June 1 2007 by Christian | Category: Economics, Natural Resources | 0 Comments »

Imagine my surprise today when I showed up in a Shepherd Express article about the Stewardship program. Apparently, there aren’t many conservatives willing to go on record in questioning the program – so I’m the go-to guy to be “The Grinch that Stole Earth Day.”

Anyway, I thought the article was well written, and lays out the typical arguments for the program. Supporting the program is Bud Jordahl, who forgets more about land conservation on a daily basis than I will learn in my lifetime – and whose son I consider to be a friend (as long as he sets good screens for me in basketball).

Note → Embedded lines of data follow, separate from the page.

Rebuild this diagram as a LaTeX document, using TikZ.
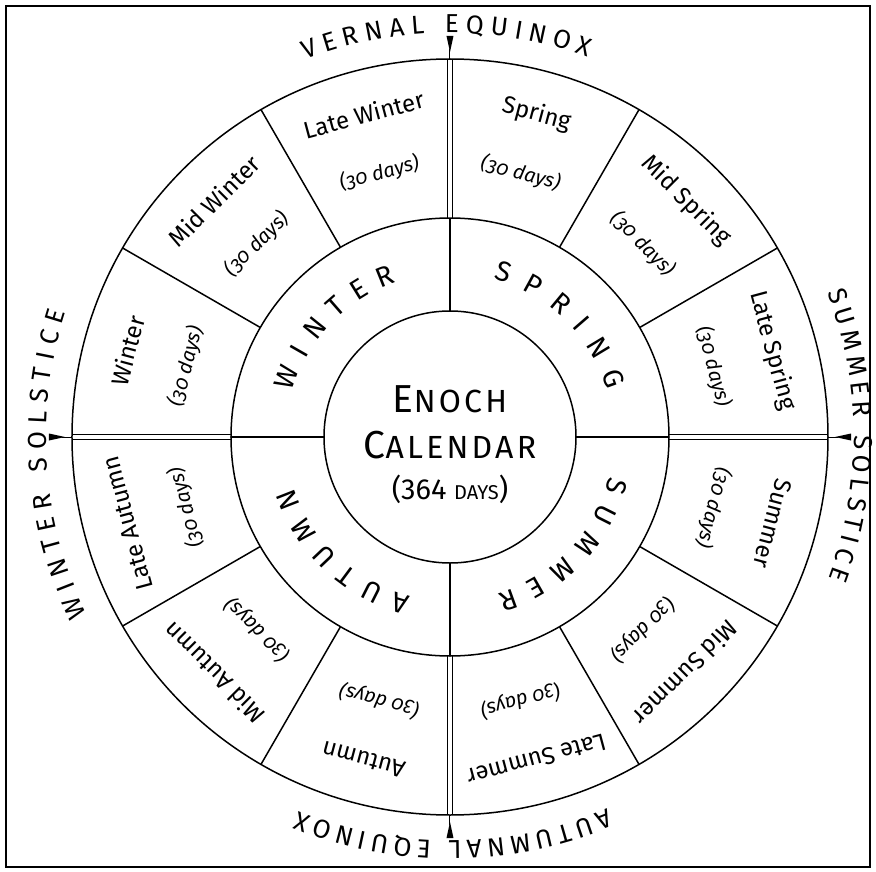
\documentclass[tikz,border=0pt]{standalone}
\usepackage{fontspec}
\setmainfont{Fira Sans}
\newfontfamily\oldstylefont{Fira Sans}[Numbers=OldStyle]
\usetikzlibrary{decorations.text}

\newcommand{\ringfont}{\fontsize{28}{28}\selectfont}
\newcommand{\rimfont}{\fontsize{26}{26}\selectfont}

\begin{document}
\begin{tikzpicture}[x=1pt, y=1pt, line width=1.5pt,
    monthname/.style={font=\fontsize{24}{24}\selectfont},
    monthdays/.style={font=\oldstylefont\itshape\fontsize{20}{20}\selectfont},
    ringtext/.style={font=\ringfont, decorate, decoration={text along path, text={|\ringfont|#1}, text align={fit to path}}},
    rimtext/.style={font=\rimfont, decorate, decoration={text along path, text={|\rimfont|#1}, text align={fit to path}}},
    centretext/.style={anchor=base, font=\addfontfeature{LetterSpace=10}}]
    \useasboundingbox (-450,-434) rectangle (426,437);

    % Frame
    \draw[line width=1.8pt] (-444,-430) rectangle (420,431);

    % Dividers
    \foreach \a in {30,60,120,150,210,240,300,330}
        \draw (\a:219) -- (\a:378);
    \foreach \a in {0,90,180,270} {
        \draw (\a:126) -- (\a:219);
        \draw[double, double distance=3.5pt] (\a:219) -- (\a:378);
    }

    % Rings
    \draw (0,0) circle (126);
    \draw (0,0) circle (219);
    \draw (0,0) circle (378);

    % Equinox and solstice markers
    \foreach \a in {0,90,180,270} {
        \draw[line width=1pt] (\a:378) -- (\a:388);
        \fill[rotate=\a] (385,0) -- (401,3.5) -- (401,-3.5) -- cycle;
    }

    % Rim labels
    \path[rimtext=VERNAL EQUINOX] (111:404) arc[start angle=111, end angle=70, radius=404];
    \path[rimtext=SUMMER SOLSTICE] (21:404) arc[start angle=21, end angle=-20.5, radius=404];
    \path[rimtext=AUTUMNAL EQUINOX] (-67:404) arc[start angle=-67, end angle=-112, radius=404];
    \path[rimtext=WINTER SOLSTICE] (206:404) arc[start angle=206, end angle=162, radius=404];

    % Seasons
    \path[ringtext=SPRING] (74.5:164) arc[start angle=74.5, end angle=16.5, radius=164];
    \path[ringtext=SUMMER] (-14:164) arc[start angle=-14, end angle=-73, radius=164];
    \path[ringtext=AUTUMN] (-104:164) arc[start angle=-104, end angle=-162, radius=164];
    \path[ringtext=WINTER] (164:164) arc[start angle=164, end angle=109, radius=164];

    % Months
    \foreach \m [count=\i] in {Spring, Mid Spring, Late Spring, Summer, Mid Summer, Late Summer,
        Autumn, Mid Autumn, Late Autumn, Winter, Mid Winter, Late Winter} {
        \pgfmathsetmacro{\a}{105-30*\i}
        \node[monthname, rotate=\a-90] (name\i) at (\a:334) {\m};
        \node[monthdays, rotate=\a-90] (days\i) at (\a:273) {(30 days)};
    }

    % Centre
    \node[centretext] (enoch) at (0,25) {{\fontsize{39}{40}\selectfont E}{\fontsize{32}{40}\selectfont NOCH}};
    \node[centretext] (calendar) at (0,-21) {{\fontsize{39}{40}\selectfont C}{\fontsize{32}{40}\selectfont ALENDAR}};
    \node[anchor=base] (total) at (0,-62) {{\fontsize{29}{30}\selectfont (364 }{\fontsize{20}{30}\selectfont DAYS}{\fontsize{29}{30}\selectfont )}};

\end{tikzpicture}
\end{document}
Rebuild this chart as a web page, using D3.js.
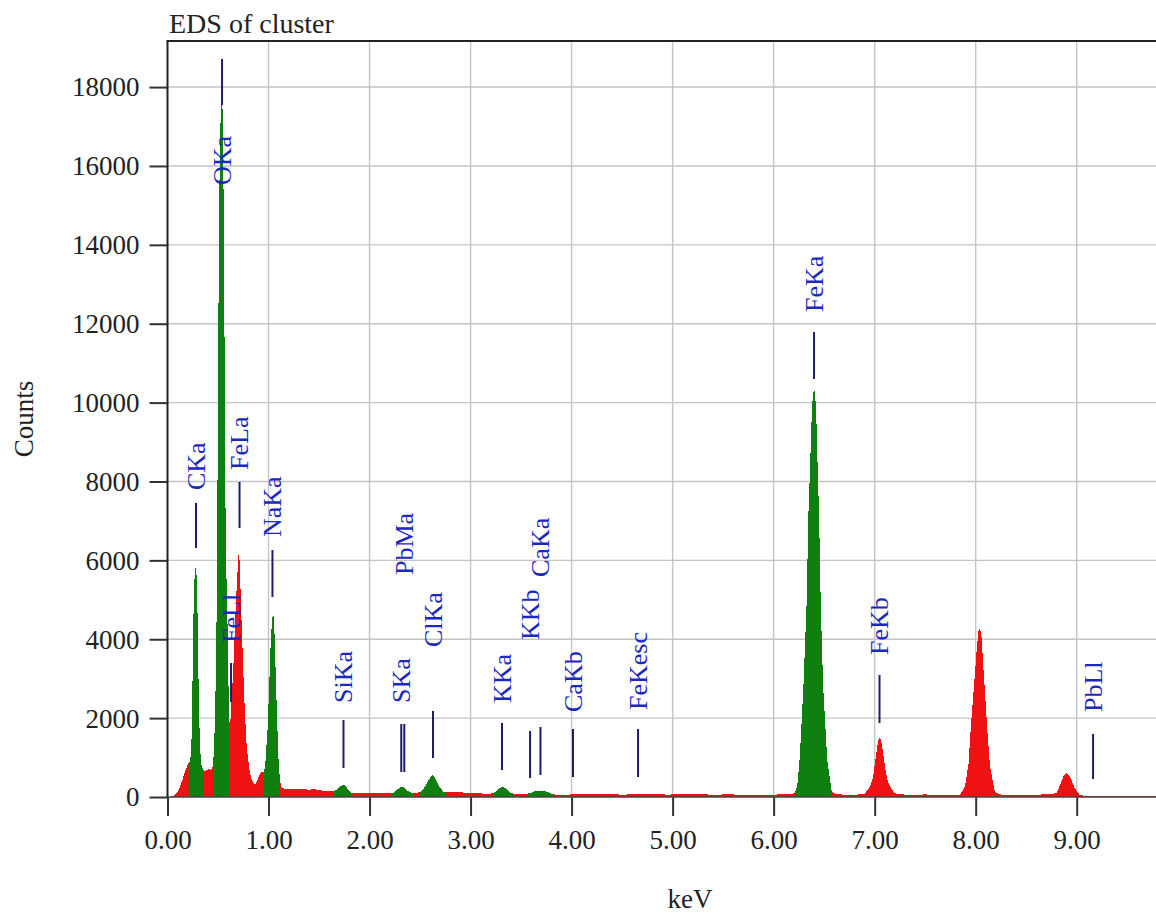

Anyway, it eventually gets around to me, and says:

Many conservatives balk at the price tag for the program.

“Despite the current dire economic straits of state government, Doyle continues to rack up the state’s credit card debt in order to pacify his environmental supporters,” wrote Christian Schneider in a commentary for the Wisconsin Policy Research Institute.

Schneider also stated that, based on a study by the Legislative Audit Bureau, the DNR is paying more for the land than it’s really worth. And, what’s more, the concept of the program is flawed, Schneider argues, based on theoretical right-wing economic theory.

“According to the Legislative Fiscal Bureau, 18% of Wisconsin’s total land is currently being held for public conservation by various levels of government – an irony completely missed by advocates of ‘affordable housing,’ who don’t realize that the more land the government takes off the market, the more expensive the land gets,” Schneider wrote.

Of course, my points are “theoretical right-wing economic theory.” The fact that if something becomes more scarce, it costs more is purely theoretical. The Loch Ness Monster, Bigfoot, and market forces – all unproven theories.

I’m also fond of Democrats’ constant evocation of former Republican Governor Warren Knowles as this great moderate, since he supported Gaylord Nelson’s land buying program. This is the same Governor Knowles that referred to the Wisconsin Young Democrats as “homocrats” when they pushed for the repeal of sodomy laws in 1966.